Republican lawmakers from both chambers struck a deal Thursday afternoon committing to meet this summer with “interested parties from all areas of K-12 education” and draft a comprehensive bill by January.
“Our goal is to create a system that will hold all schools accountable,” wrote Assembly Speaker Robin Vos, Senate Majority Leader Scott Fitzgerald, Sen. Paul Farrow and Rep. Jim Steineke in a letter to Gov. Scott Walker.
Walker plans to sign the bill, spokeswoman Laurel Patrick said.
According to the letter, the meetings will lead to creating a more comprehensive school report card, a better weighting formula for the report card, sanctions for low-performing schools, incentives for high-performing schools, a process for schools to share best practices and a team that would be responsible for evaluating the system.
Farrow, vice chairman of the Senate Education Committee, and Steineke, Assembly assistant majority leader, brokered the deal. They plan to lead the committee and work with the Department of Public Instruction and groups representing teachers, school boards, administrators and advocates for charter and private voucher schools.
“We want a comprehensive bill,” said Steineke, R-Kaukauna. “We’ve just run out of time this session.”
Farrow, R-Pewaukee, said the time frame and structure of the meetings still need to be worked out.
“I am pleased to hear that the Assembly is looking forward to discussing a comprehensive accountability system for Wisconsin,” Farrow said. “I look forward to working with Rep. Steineke this summer and all interested parties looking to the beginning of next session.”
The deal came after Farrow sent a letter to Assembly Republicans on Thursday urging them to adopt the version the Senate approved 29-3. The Assembly did so on a voice vote.
The bill requires private voucher and independent charter schools to provide student information and test results to the state by 2015-16. It also sets requirements for unique identifying numbers for students in those schools.
It does not make any changes to the school report card, nor does it set up consequences for low-performing private voucher schools.

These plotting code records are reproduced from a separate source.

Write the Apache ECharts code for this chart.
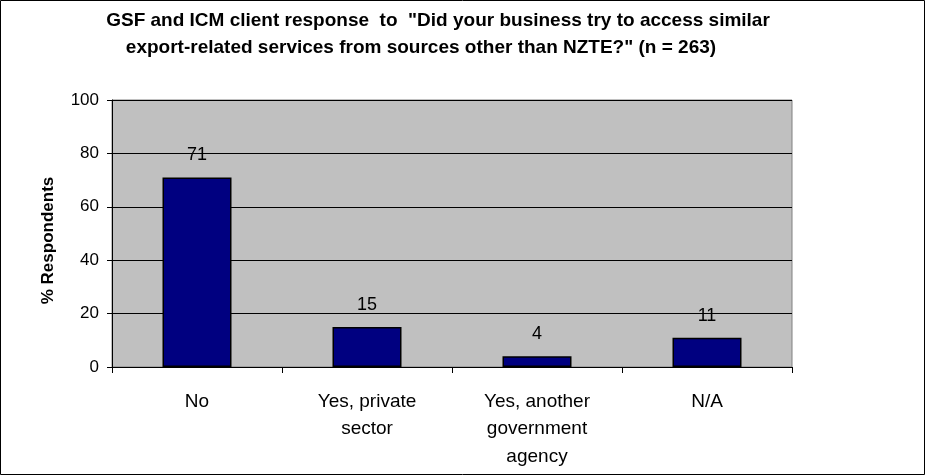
<!DOCTYPE html>
<html>
<head>
<meta charset="utf-8">
<script src="https://cdn.jsdelivr.net/npm/echarts@6/dist/echarts.min.js"></script>
<style>
  html, body { margin: 0; padding: 0; background: #ffffff; }
  #chart { width: 925px; height: 475px; }
</style>
</head>
<body>
<div id="chart"></div>
<script>
// Survey answers and share of respondents (%)
const categories = ['No', 'Yes, private\nsector', 'Yes, another\ngovernment\nagency', 'N/A'];
const percentValues = [71, 15, 4, 11];
const yTicks = { min: 0, max: 100, step: 20 };

const titleLines = [
  'GSF and ICM client response  to  "Did your business try to access similar',
  'export-related services from sources other than NZTE?" (n = 263)'
];
const yAxisTitle = '% Respondents';

const FONT = '"Liberation Sans", Arial, sans-serif';

const titleStyle = {
  fontFamily: FONT,
  fontSize: 19,
  fontWeight: 'bold',
  color: '#000000',
  lineHeight: 27
};

const chart = echarts.init(document.getElementById('chart'), null, { renderer: 'canvas' });

chart.setOption({
  animation: false,
  backgroundColor: '#ffffff',
  title: [
    { text: titleLines[0], left: 438, top: 7, textAlign: 'center', padding: 0, textStyle: titleStyle },
    { text: titleLines[1], left: 421, top: 34, textAlign: 'center', padding: 0, textStyle: titleStyle }
  ],
  graphic: [{
    type: 'rect',
    shape: { x: 0.5, y: 0.5, width: 924, height: 474 },
    style: { fill: 'none', stroke: '#000000', lineWidth: 1 },
    silent: true
  }],
  grid: {
    left: 112,
    right: 133,
    top: 100,
    bottom: 108,
    show: true,
    backgroundColor: '#c0c0c0',
    borderColor: '#808080',
    borderWidth: 1
  },
  xAxis: {
    type: 'category',
    data: categories,
    axisLine: { show: true, lineStyle: { color: '#000000', width: 1 } },
    axisTick: { show: true, alignWithLabel: false, length: 6, lineStyle: { color: '#000000' } },
    axisLabel: {
      interval: 0,
      margin: 21,
      fontFamily: FONT,
      fontSize: 19,
      lineHeight: 27.5,
      color: '#000000'
    }
  },
  yAxis: {
    type: 'value',
    min: yTicks.min,
    max: yTicks.max,
    interval: yTicks.step,
    name: yAxisTitle,
    nameLocation: 'middle',
    nameRotate: 90,
    nameGap: 55,
    nameTextStyle: {
      fontFamily: FONT,
      fontSize: 17,
      fontWeight: 'bold',
      color: '#000000',
      padding: [0, 14, 0, 0]
    },
    axisLine: { show: true, lineStyle: { color: '#000000', width: 1 } },
    axisTick: { show: true, length: 5, lineStyle: { color: '#000000' } },
    axisLabel: {
      margin: 13,
      fontFamily: FONT,
      fontSize: 17,
      color: '#000000'
    },
    splitLine: { show: true, lineStyle: { color: '#000000', width: 1 } }
  },
  series: [{
    type: 'bar',
    data: percentValues,
    barWidth: 69,
    itemStyle: {
      color: '#000080',
      borderColor: '#000000',
      borderWidth: 1.5
    },
    label: {
      show: true,
      position: 'top',
      distance: 13,
      fontFamily: FONT,
      fontSize: 18,
      color: '#000000'
    }
  }]
});
</script>
</body>
</html>
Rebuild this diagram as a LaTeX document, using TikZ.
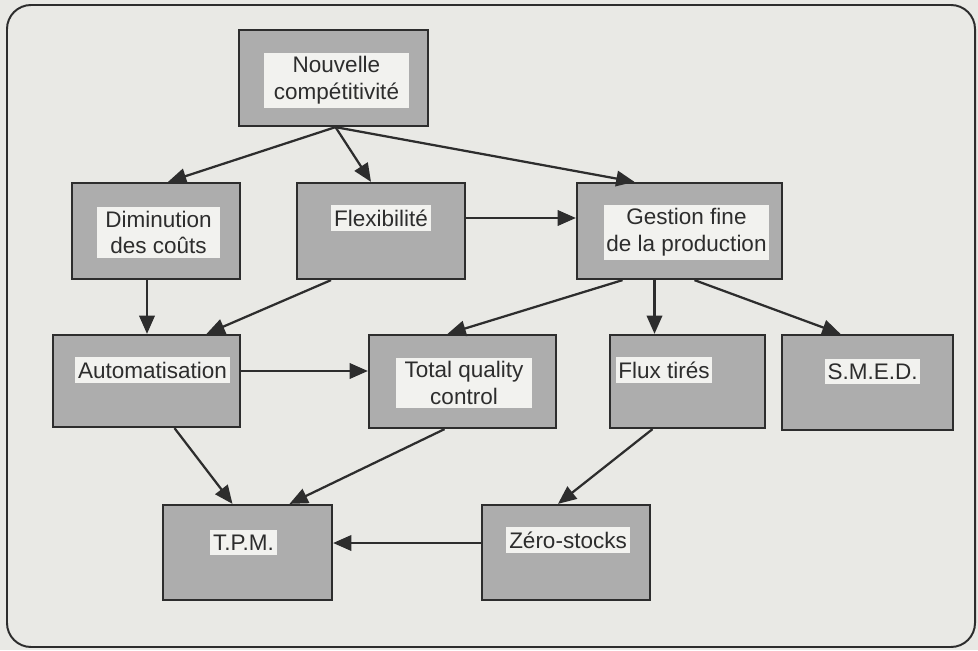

If no bill had passed, private voucher schools would receive a report card within six years.
In his letter Thursday, Farrow noted a proposed Assembly amendment was not supported by the Department of Public Instruction, public schools or voucher advocates School Choice Wisconsin, saying it contained “multiple technical flaws” and “potential constitutional flaws.”
“Our collective goal should be to develop effective public policy that will stand the test of time, not pass flawed legislation for the interest of what would be a short-term political win,” he wrote.
Senate Republicans showed little interest in passing a more expansive bill, and until Thursday there was no indication of communication on the matter between Senate and Assembly leadership. Walker said Wednesday he was concerned nothing would pass this session.
Sen. Luther Olsen, R-Ripon, chairman of the Senate Education Committee, said he was glad the Assembly agreed to adopt the Senate bill.
“Getting people together to talk is wonderful,” Olsen said.
Rep. Sondy Pope, D-Cross Plains, said it’s been nearly four years since she joined a task force that designed the current school accountability system, but despite numerous hours of work, the system has not been enshrined in law.
“It’s time we take down the smoke screen being put up by the voucher lobby and get to work making sure our students have the best education that can be provided,” Pope said.
Also Thursday, the Assembly passed Senate Bill 584, which creates stricter accreditation and accounting standards for private voucher schools. It was intended to prevent future situations like LifeSkills Academy, a Milwaukee private voucher school that abruptly closed its doors last year because of financial problems. The Senate had unanimously passed the bill.